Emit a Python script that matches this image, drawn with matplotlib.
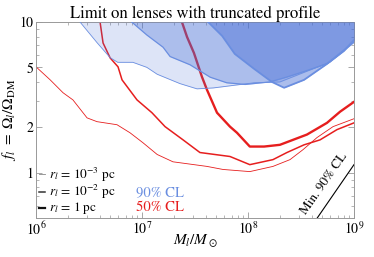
import numpy as np
import matplotlib
matplotlib.use('Agg')
import matplotlib.pyplot as plt
from matplotlib.ticker import LogLocator, NullFormatter, FixedLocator, FixedFormatter

plt.rcParams['font.family'] = ['STIXGeneral', 'DejaVu Serif']
plt.rcParams['mathtext.fontset'] = 'stix'

# 90% CL excluded regions (boundary, filled up to top)
light_M = [2.6e6, 3.76e6, 5.0e6, 5.9e6, 8.2e6, 1.11e7, 1.39e7, 2.28e7, 3.3e7, 4.7e7, 1.14e8, 2.0e8, 3.3e8, 5.9e8, 1e9]
light_f = [10, 7.3, 5.8, 5.4, 5.4, 5.0, 4.5, 3.9, 3.6, 3.65, 3.95, 4.0, 4.6, 5.4, 7.3]
mid_M = [8.0e6, 1.11e7, 1.58e7, 1.84e7, 2.84e7, 4.4e7, 6.3e7, 9.4e7, 1.6e8, 2.3e8, 3.4e8, 5.6e8, 1e9]
mid_f = [10, 8.2, 6.8, 5.9, 5.2, 4.3, 3.95, 3.85, 4.0, 4.3, 4.7, 5.3, 7.4]
dark_M = [4.2e7, 5.7e7, 7.5e7, 1.14e8, 1.68e8, 2.19e8, 3.38e8, 5.56e8, 8.05e8, 1e9]
dark_f = [10, 8.08, 6.14, 4.89, 4.0, 3.66, 4.13, 5.27, 6.43, 7.6]

# 50% CL curves
r3_M = [1e6, 1.36e6, 1.8e6, 2.23e6, 3.03e6, 3.76e6, 5.81e6, 7.7e6, 1.02e7, 1.39e7, 1.96e7, 4.1e7, 5.8e7, 1.04e8, 1.72e8, 2.49e8, 3.3e8, 4.48e8, 6.34e8, 1e9]
r3_f = [5.04, 4.13, 3.39, 3.04, 2.31, 2.18, 2.08, 1.84, 1.58, 1.32, 1.18, 1.10, 1.05, 1.016, 1.10, 1.22, 1.42, 1.71, 2.02, 2.28]
r2_M = [4.02e6, 4.29e6, 5.0e6, 5.94e6, 6.48e6, 8.97e6, 1.24e7, 1.65e7, 2.44e7, 3.52e7, 6.76e7, 1.04e8, 1.72e8, 2.33e8, 3.38e8, 4.78e8, 6.91e8, 1e9]
r2_f = [10, 7.26, 5.78, 5.04, 4.13, 3.04, 2.50, 2.02, 1.65, 1.36, 1.28, 1.13, 1.22, 1.36, 1.53, 1.65, 1.93, 2.14]
r0_M = [2.38e7, 2.66e7, 3.09e7, 3.68e7, 4.1e7, 5.1e7, 6.76e7, 7.87e7, 1.04e8, 1.42e8, 2.0e8, 3.6e8, 5.56e8, 7.4e8, 1e9]
r0_f = [10, 7.96, 6.23, 4.32, 3.55, 2.50, 2.02, 1.84, 1.49, 1.49, 1.53, 1.79, 2.14, 2.54, 2.95]

min_cl_M = [4.5e8, 1e9]
min_cl_f = [0.5, 1.13]

legend_labels = [r'$r_l$ = 10$^{-3}$ pc', r'$r_l$ = 10$^{-2}$ pc', r'$r_l$ = 1 pc']

red = '#e61e1e'
blue_edge = '#6a8ee0'
blue_fill = (70/255, 110/255, 215/255)

fig = plt.figure(figsize=(3.74, 2.57), dpi=100)
ax = fig.add_axes([0.0963, 0.1518, 0.8502, 0.7626])

# red 50% lines (below blue fills)
ax.plot(r3_M, r3_f, color=red, lw=0.6, zorder=2)
ax.plot(r2_M, r2_f, color=red, lw=1.1, zorder=2)
ax.plot(r0_M, r0_f, color=red, lw=1.7, zorder=2)

# blue 90% regions
ax.fill_between(light_M, light_f, 10, color=blue_fill, alpha=0.18, lw=0, zorder=3)
ax.fill_between(mid_M, mid_f, 10, color=blue_fill, alpha=0.32, lw=0, zorder=3)
ax.fill_between(dark_M, dark_f, 10, color=blue_fill, alpha=0.45, lw=0, zorder=3)
ax.plot(light_M, light_f, color=blue_edge, lw=0.6, zorder=4)
ax.plot(mid_M, mid_f, color=blue_edge, lw=0.9, zorder=4)
ax.plot(dark_M, dark_f, color=blue_edge, lw=1.3, zorder=4)

ax.plot(min_cl_M, min_cl_f, color='black', lw=0.8, zorder=5)
ax.text(0.905, 0.175, 'Min. 90% CL', transform=ax.transAxes, rotation=55,
        fontsize=9.5, ha='center', va='center', rotation_mode='anchor')

ax.set_xscale('log')
ax.set_yscale('log')
ax.set_xlim(1e6, 1e9)
ax.set_ylim(0.5, 10)

ax.yaxis.set_major_locator(FixedLocator([1, 2, 5, 10]))
ax.yaxis.set_major_formatter(FixedFormatter(['1', '2', '5', '10']))
ax.yaxis.set_minor_locator(FixedLocator([0.5, 0.6, 0.7, 0.8, 0.9, 3, 4, 6, 7, 8, 9]))
ax.yaxis.set_minor_formatter(NullFormatter())
ax.xaxis.set_minor_locator(LogLocator(base=10, subs=np.arange(2, 10)))
ax.xaxis.set_minor_formatter(NullFormatter())

for s in ax.spines.values():
    s.set_color('#999999')
    s.set_linewidth(0.7)
ax.tick_params(which='both', direction='in', top=True, right=True, color='#999999',
               labelsize=10, pad=2)
ax.tick_params(which='major', length=4, width=0.6)
ax.tick_params(which='minor', length=2, width=0.5)

ax.set_title('Limit on lenses with truncated profile', fontsize=12, pad=3)
ax.set_xlabel(r'$M_l/M_\odot$', fontsize=11)
ax.xaxis.set_label_coords(0.5, -0.075)
ax.set_ylabel(r'$f_l\ =\ \Omega_l/\Omega_{\rm DM}$', fontsize=11)
ax.yaxis.set_label_coords(-0.057, 0.5)

# legend
for yy, lab, lw, col in zip([0.222, 0.132, 0.052], legend_labels, [0.6, 1.1, 1.6],
                            ['#888888', '#333333', '#111111']):
    ax.plot([0.009, 0.027], [yy, yy], transform=ax.transAxes, color=col, lw=lw, zorder=6)
    ax.text(0.04, yy, lab, transform=ax.transAxes, fontsize=9.5, va='center', ha='left')
ax.text(0.314, 0.132, '90% CL', transform=ax.transAxes, color=blue_edge, fontsize=10.5, va='center')
ax.text(0.314, 0.052, '50% CL', transform=ax.transAxes, color=red, fontsize=10.5, va='center')

fig.savefig('out.png', dpi=100)
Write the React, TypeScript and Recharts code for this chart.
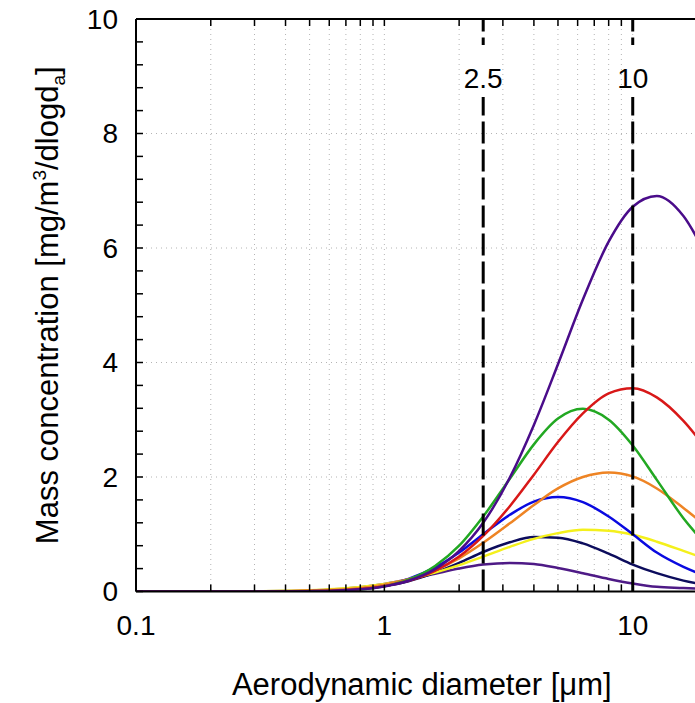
import React from 'react';
import { LineChart, Line, XAxis, YAxis, CartesianGrid, ReferenceLine } from 'recharts';

// aerodynamic diameter (µm), log-spaced sample points
const diameters = [0.1, 0.2, 0.3, 0.4, 0.5, 0.63, 0.8, 1, 1.25, 1.6, 2, 2.5, 3.2, 4, 5, 6.3, 8, 10, 12.5, 16, 20];

// mass concentration (mg/m3/dlogda) per curve
const smallPurple = [0, 0.0003, 0.002, 0.007, 0.017, 0.038, 0.076, 0.133, 0.21, 0.31, 0.4, 0.47, 0.5, 0.48, 0.41, 0.32, 0.22, 0.14, 0.081, 0.06, 0.04];
const navy = [0, 0, 0.0005, 0.002, 0.007, 0.019, 0.046, 0.097, 0.18, 0.33, 0.5, 0.69, 0.86, 0.95, 0.94, 0.84, 0.66, 0.47, 0.32, 0.19, 0.11];
const yellow = [0, 0.001, 0.004, 0.011, 0.022, 0.043, 0.079, 0.132, 0.21, 0.33, 0.46, 0.61, 0.78, 0.92, 1.02, 1.08, 1.06, 0.99, 0.87, 0.71, 0.56];
const blue = [0, 0, 0.0004, 0.002, 0.006, 0.018, 0.049, 0.109, 0.22, 0.42, 0.68, 1.0, 1.34, 1.57, 1.65, 1.56, 1.31, 1.0, 0.68, 0.43, 0.26];
const orange = [0, 0.0003, 0.002, 0.005, 0.013, 0.029, 0.062, 0.119, 0.213, 0.375, 0.58, 0.85, 1.19, 1.51, 1.8, 2.0, 2.08, 2.01, 1.8, 1.46, 1.12];
const green = [0, 0, 0.0002, 0.001, 0.004, 0.013, 0.037, 0.092, 0.206, 0.446, 0.8, 1.31, 1.97, 2.57, 3.02, 3.19, 3.0, 2.55, 1.95, 1.28, 0.79];
const red = [0, 0.0001, 0.0007, 0.003, 0.007, 0.018, 0.044, 0.094, 0.185, 0.36, 0.61, 0.97, 1.49, 2.04, 2.61, 3.11, 3.46, 3.55, 3.39, 2.98, 2.46];
const indigo = [0, 0, 0.0005, 0.002, 0.006, 0.015, 0.039, 0.089, 0.187, 0.39, 0.71, 1.2, 1.99, 2.91, 3.97, 5.1, 6.11, 6.72, 6.91, 6.56, 5.82];

const xMajorTicks = [0.1, 1, 10];
const xMinorTicks = [0.2, 0.3, 0.4, 0.5, 0.6, 0.7, 0.8, 0.9, 2, 3, 4, 5, 6, 7, 8, 9, 20];
const yMajorTicks = [0, 2, 4, 6, 8, 10];
const yMinorTicks = [0.4, 0.8, 1.2, 1.6, 2.4, 2.8, 3.2, 3.6, 4.4, 4.8, 5.2, 5.6, 6.4, 6.8, 7.2, 7.6, 8.4, 8.8, 9.2, 9.6];
const cutSizes = [
  { x: 2.5, label: '2.5' },
  { x: 10, label: '10' },
];

const series = [
  { key: 'smallPurple', values: smallPurple, color: '#4e1a86' },
  { key: 'navy', values: navy, color: '#0c0c5c' },
  { key: 'yellow', values: yellow, color: '#f4f01c' },
  { key: 'blue', values: blue, color: '#0a0ae0' },
  { key: 'orange', values: orange, color: '#ee8424' },
  { key: 'green', values: green, color: '#22a822' },
  { key: 'red', values: red, color: '#d81818' },
  { key: 'indigo', values: indigo, color: '#4a0c8a' },
];

const rows = diameters.map((d, i) => {
  const row: Record<string, number> = { d };
  series.forEach((s) => {
    row[s.key] = s.values[i];
  });
  return row;
});

const allXTicks = [...xMajorTicks, ...xMinorTicks].sort((a, b) => a - b);
const allYTicks = [...yMajorTicks, ...yMinorTicks].sort((a, b) => a - b);

const X_DOMAIN: [number, number] = [0.1, 20];
const Y_DOMAIN: [number, number] = [0, 10];
// negative tick size turns the marks inward
const TICK_IN = -7;

const FONT = '"Liberation Sans", Arial, Helvetica, sans-serif';
const tickStyle = { fill: '#000', fontSize: 28, fontFamily: FONT };
const tickLineStyle = { stroke: '#000', strokeWidth: 1.5 };
const axisLine = { stroke: '#000', strokeWidth: 2 };

const xLabel = (v: number) => (xMajorTicks.includes(v) ? String(v) : '');
const yLabel = (v: number) => (yMajorTicks.includes(v) ? String(v) : '');

const YTitle = ({ viewBox }: any) => {
  const cx = viewBox.x + 58;
  const cy = viewBox.y + viewBox.height / 2;
  return (
    <text x={cx} y={cy} transform={`rotate(-90 ${cx} ${cy})`} textAnchor="middle" fontSize={31} fontFamily={FONT} fill="#000">
      Mass concentration [mg/m<tspan dy={-12} fontSize={19}>3</tspan>
      <tspan dy={12}>/dlogd</tspan>
      <tspan dy={7} fontSize={19}>a</tspan>
      <tspan dy={-7}>]</tspan>
    </text>
  );
};

const XTitle = ({ viewBox }: any) => (
  <text x={viewBox.x + viewBox.width / 2} y={viewBox.y + 103.5} textAnchor="middle" fontSize={31} fontFamily={FONT} fill="#000">
    Aerodynamic diameter [μm]
  </text>
);

const CutLabel = ({ viewBox, text }: any) => {
  const x = viewBox.x;
  const top = viewBox.y;
  return (
    <g>
      <rect x={x - 7} y={top + 26} width={14} height={52} fill="#fff" />
      <text x={x} y={top + 69} textAnchor="middle" fontSize={28} fontFamily={FONT} fill="#000">
        {text}
      </text>
    </g>
  );
};

export default function App() {
  return (
    <div style={{ position: 'fixed', left: 0, top: 0, width: 695, height: 703, overflow: 'hidden', background: '#fff' }}>
      <LineChart width={720} height={703} data={rows} margin={{ top: 18, right: 12.5, left: 0, bottom: 0 }}>
        <CartesianGrid
          xAxisId="main"
          yAxisId="main"
          horizontalValues={[2, 4, 6, 8]}
          verticalValues={[...xMinorTicks, 1, 10]}
          stroke="#b4b4b4"
          strokeDasharray="1 4"
        />
        <XAxis
          xAxisId="main"
          dataKey="d"
          type="number"
          scale="log"
          domain={X_DOMAIN}
          allowDataOverflow
          ticks={allXTicks}
          interval={0}
          tickFormatter={xLabel}
          tick={tickStyle}
          tickLine={tickLineStyle}
          tickSize={TICK_IN}
          tickMargin={23.5 - TICK_IN}
          height={111.5}
          axisLine={axisLine}
          label={{ content: (p: any) => <XTitle viewBox={p.viewBox} /> }}
        />
        <XAxis
          xAxisId="top"
          orientation="top"
          dataKey="d"
          type="number"
          scale="log"
          domain={X_DOMAIN}
          allowDataOverflow
          ticks={allXTicks}
          interval={0}
          tickFormatter={() => ''}
          tick={{ fontSize: 1 }}
          tickLine={tickLineStyle}
          tickSize={TICK_IN}
          height={1}
          axisLine={axisLine}
        />
        <YAxis
          yAxisId="main"
          type="number"
          domain={Y_DOMAIN}
          allowDataOverflow
          ticks={allYTicks}
          interval={0}
          tickFormatter={yLabel}
          tick={tickStyle}
          tickLine={tickLineStyle}
          tickSize={TICK_IN}
          tickMargin={18 - TICK_IN}
          width={136}
          axisLine={axisLine}
          label={{ content: (p: any) => <YTitle viewBox={p.viewBox} /> }}
        />
        {series.map((s) => (
          <Line
            key={s.key}
            xAxisId="main"
            yAxisId="main"
            type="monotone"
            dataKey={s.key}
            stroke={s.color}
            strokeWidth={2.5}
            dot={false}
            isAnimationActive={false}
          />
        ))}
        {cutSizes.map((c) => (
          <ReferenceLine
            key={c.label}
            xAxisId="main"
            yAxisId="main"
            x={c.x}
            stroke="#000"
            strokeWidth={3}
            strokeDasharray="22 6"
            label={{ content: (p: any) => <CutLabel viewBox={p.viewBox} text={c.label} /> }}
          />
        ))}
      </LineChart>
    </div>
  );
}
=====
▸ Aim of the task: Begin with the line that contains "Write the React, TypeScript" and end with the line that contains "12.5, 16, 20];"; write out both and all lines between exactly, but no pictures.

▸ Written solution:
Write the React, TypeScript and Recharts code for this chart.
import React from 'react';
import { LineChart, Line, XAxis, YAxis, CartesianGrid, ReferenceLine } from 'recharts';

// aerodynamic diameter (µm), log-spaced sample points
const diameters = [0.1, 0.2, 0.3, 0.4, 0.5, 0.63, 0.8, 1, 1.25, 1.6, 2, 2.5, 3.2, 4, 5, 6.3, 8, 10, 12.5, 16, 20];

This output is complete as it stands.